### Data lines
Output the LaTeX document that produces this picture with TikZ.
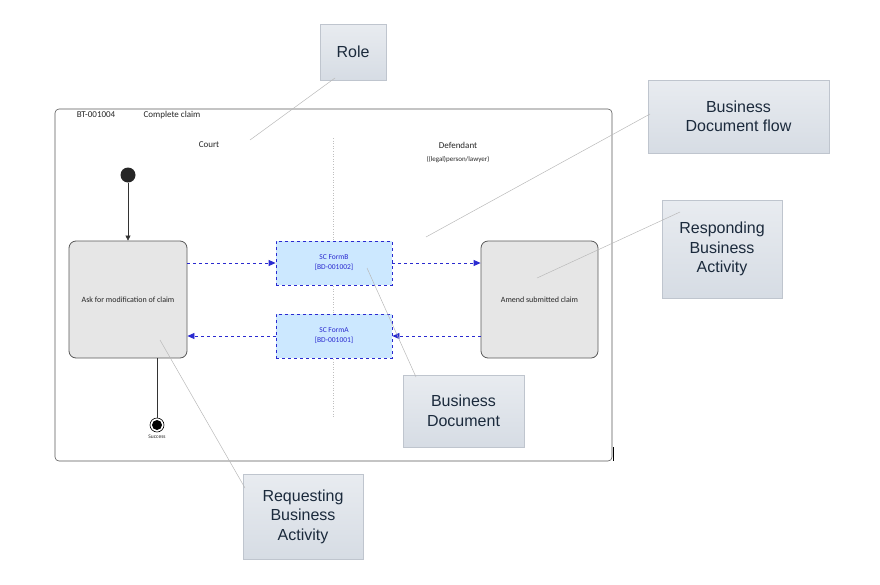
\documentclass[tikz,border=0pt]{standalone}
\usepackage{fontspec}
\setmainfont{Carlito}
\newfontfamily\callfont{Liberation Sans}
\usetikzlibrary{arrows.meta}
\definecolor{callfill}{HTML}{D6DCE4}
\definecolor{callborder}{HTML}{BFC5CE}
\definecolor{calltext}{HTML}{1B2A3C}
\definecolor{docfill}{HTML}{CCE8FF}
\definecolor{docblue}{HTML}{2A2AD0}
\definecolor{actfill}{HTML}{E6E6E6}
\tikzset{
  callout/.style={draw=callborder, top color=callfill!55, bottom color=callfill, inner sep=0pt, text=calltext, font=\callfont\fontsize{16}{19.5}\selectfont, align=center},
  pointer/.style={draw=gray!55, line width=0.5pt},
  act/.style={draw=gray!70!black, fill=actfill, rounded corners=7pt, line width=0.8pt, font=\fontsize{8}{9}\selectfont, text=black!85},
  doc/.style={draw=docblue, fill=docfill, dashed, line width=0.8pt, font=\fontsize{7.5}{10}\selectfont, text=docblue, align=center},
  flow/.style={draw=docblue, dashed, line width=0.8pt, -{Triangle[length=7pt,width=6pt]}},
  lbl/.style={font=\fontsize{9}{10}\selectfont, text=black!85, inner sep=0pt}
}
\begin{document}
\begin{tikzpicture}[x=1pt,y=-1pt]
\useasboundingbox (0,0) rectangle (880,584);
% frame
\draw[gray!70!black, line width=0.6pt, rounded corners=4pt] (55,109) rectangle (612,461);
\draw[black, line width=0.6pt] (613,447) -- (613,461);
\node[lbl] (bt) at (96,115) {BT-001004};
\node[lbl] (cc) at (172,115) {Complete claim};
\node[lbl] (court) at (209,145) {Court};
\node[lbl] (def) at (458,145) {Defendant};
\node[lbl, font=\fontsize{7}{8}\selectfont] (defsub) at (458,160) {((legal)person/lawyer)};
\draw[gray!50, dotted, line width=0.6pt] (333,138) -- (333,418);
% nodes
\node[circle, fill=black!85, minimum size=15pt, inner sep=0pt] (init) at (128,175) {};
\node[act, minimum width=118pt, minimum height=117pt] (ask) at (128,299.5) {Ask for modification of claim};
\node[act, minimum width=117pt, minimum height=117pt] (amend) at (539.5,299.5) {Amend submitted claim};
\node[doc, minimum width=116pt, minimum height=44pt] (fb) at (334,263) {SC FormB\\{}[BD-001002]};
\node[doc, minimum width=116pt, minimum height=44pt] (fa) at (334,336) {SC FormA\\{}[BD-001001]};
\node[circle, draw=black, line width=0.6pt, minimum size=14pt, inner sep=0pt] (fin) at (157,425) {};
\node[circle, fill=black, minimum size=10pt, inner sep=0pt] at (fin) {};
\node[lbl, font=\fontsize{5.5}{6}\selectfont] (succ) at (157,437) {Success};
% connectors
\draw[black!80, line width=0.6pt, -{Triangle[length=5pt,width=5pt]}] (init) -- (ask);
\draw[black!80, line width=0.6pt] (ask.south -| fin) -- (fin);
\draw[flow] (ask.east |- fb) -- (fb.west);
\draw[flow] (fb.east) -- (amend.west |- fb);
\draw[flow] (amend.west |- fa) -- (fa.east);
\draw[flow] (fa.west) -- (ask.east |- fa);
% callouts
\node[callout, minimum width=66pt, minimum height=56pt] (role) at (353,52) {Role};
\node[callout, minimum width=181pt, minimum height=73pt] (bdf) at (738.5,116.5) {Business\\Document flow};
\node[callout, minimum width=120pt, minimum height=98pt] (rba) at (722,249) {Responding\\Business\\Activity};
\node[callout, minimum width=121pt, minimum height=72pt] (bd) at (463.5,411) {Business\\Document};
\node[callout, minimum width=120pt, minimum height=85pt] (req) at (303,516.5) {Requesting\\Business\\Activity};
\coordinate (p1) at (250,140);
\coordinate (p2) at (426,237);
\coordinate (p3) at (537,278);
\coordinate (p4) at (367,268);
\coordinate (p5) at (160,340);
\draw[pointer] (p1) -- (335,78);
\draw[pointer] (p2) -- (650,114);
\draw[pointer] (p3) -- (680,212);
\draw[pointer] (p4) -- (416,377);
\draw[pointer] (p5) -- (245,488);
\end{tikzpicture}
\end{document}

### What is needed
Print the complete listing exactly, apart from any pictures.

### Task solution
Output the LaTeX document that produces this picture with TikZ.
\documentclass[tikz,border=0pt]{standalone}
\usepackage{fontspec}
\setmainfont{Carlito}
\newfontfamily\callfont{Liberation Sans}
\usetikzlibrary{arrows.meta}
\definecolor{callfill}{HTML}{D6DCE4}
\definecolor{callborder}{HTML}{BFC5CE}
\definecolor{calltext}{HTML}{1B2A3C}
\definecolor{docfill}{HTML}{CCE8FF}
\definecolor{docblue}{HTML}{2A2AD0}
\definecolor{actfill}{HTML}{E6E6E6}
\tikzset{
  callout/.style={draw=callborder, top color=callfill!55, bottom color=callfill, inner sep=0pt, text=calltext, font=\callfont\fontsize{16}{19.5}\selectfont, align=center},
  pointer/.style={draw=gray!55, line width=0.5pt},
  act/.style={draw=gray!70!black, fill=actfill, rounded corners=7pt, line width=0.8pt, font=\fontsize{8}{9}\selectfont, text=black!85},
  doc/.style={draw=docblue, fill=docfill, dashed, line width=0.8pt, font=\fontsize{7.5}{10}\selectfont, text=docblue, align=center},
  flow/.style={draw=docblue, dashed, line width=0.8pt, -{Triangle[length=7pt,width=6pt]}},
  lbl/.style={font=\fontsize{9}{10}\selectfont, text=black!85, inner sep=0pt}
}
\begin{document}
\begin{tikzpicture}[x=1pt,y=-1pt]
\useasboundingbox (0,0) rectangle (880,584);
% frame
\draw[gray!70!black, line width=0.6pt, rounded corners=4pt] (55,109) rectangle (612,461);
\draw[black, line width=0.6pt] (613,447) -- (613,461);
\node[lbl] (bt) at (96,115) {BT-001004};
\node[lbl] (cc) at (172,115) {Complete claim};
\node[lbl] (court) at (209,145) {Court};
\node[lbl] (def) at (458,145) {Defendant};
\node[lbl, font=\fontsize{7}{8}\selectfont] (defsub) at (458,160) {((legal)person/lawyer)};
\draw[gray!50, dotted, line width=0.6pt] (333,138) -- (333,418);
% nodes
\node[circle, fill=black!85, minimum size=15pt, inner sep=0pt] (init) at (128,175) {};
\node[act, minimum width=118pt, minimum height=117pt] (ask) at (128,299.5) {Ask for modification of claim};
\node[act, minimum width=117pt, minimum height=117pt] (amend) at (539.5,299.5) {Amend submitted claim};
\node[doc, minimum width=116pt, minimum height=44pt] (fb) at (334,263) {SC FormB\\{}[BD-001002]};
\node[doc, minimum width=116pt, minimum height=44pt] (fa) at (334,336) {SC FormA\\{}[BD-001001]};
\node[circle, draw=black, line width=0.6pt, minimum size=14pt, inner sep=0pt] (fin) at (157,425) {};
\node[circle, fill=black, minimum size=10pt, inner sep=0pt] at (fin) {};
\node[lbl, font=\fontsize{5.5}{6}\selectfont] (succ) at (157,437) {Success};
% connectors
\draw[black!80, line width=0.6pt, -{Triangle[length=5pt,width=5pt]}] (init) -- (ask);
\draw[black!80, line width=0.6pt] (ask.south -| fin) -- (fin);
\draw[flow] (ask.east |- fb) -- (fb.west);
\draw[flow] (fb.east) -- (amend.west |- fb);
\draw[flow] (amend.west |- fa) -- (fa.east);
\draw[flow] (fa.west) -- (ask.east |- fa);
% callouts
\node[callout, minimum width=66pt, minimum height=56pt] (role) at (353,52) {Role};
\node[callout, minimum width=181pt, minimum height=73pt] (bdf) at (738.5,116.5) {Business\\Document flow};
\node[callout, minimum width=120pt, minimum height=98pt] (rba) at (722,249) {Responding\\Business\\Activity};
\node[callout, minimum width=121pt, minimum height=72pt] (bd) at (463.5,411) {Business\\Document};
\node[callout, minimum width=120pt, minimum height=85pt] (req) at (303,516.5) {Requesting\\Business\\Activity};
\coordinate (p1) at (250,140);
\coordinate (p2) at (426,237);
\coordinate (p3) at (537,278);
\coordinate (p4) at (367,268);
\coordinate (p5) at (160,340);
\draw[pointer] (p1) -- (335,78);
\draw[pointer] (p2) -- (650,114);
\draw[pointer] (p3) -- (680,212);
\draw[pointer] (p4) -- (416,377);
\draw[pointer] (p5) -- (245,488);
\end{tikzpicture}
\end{document}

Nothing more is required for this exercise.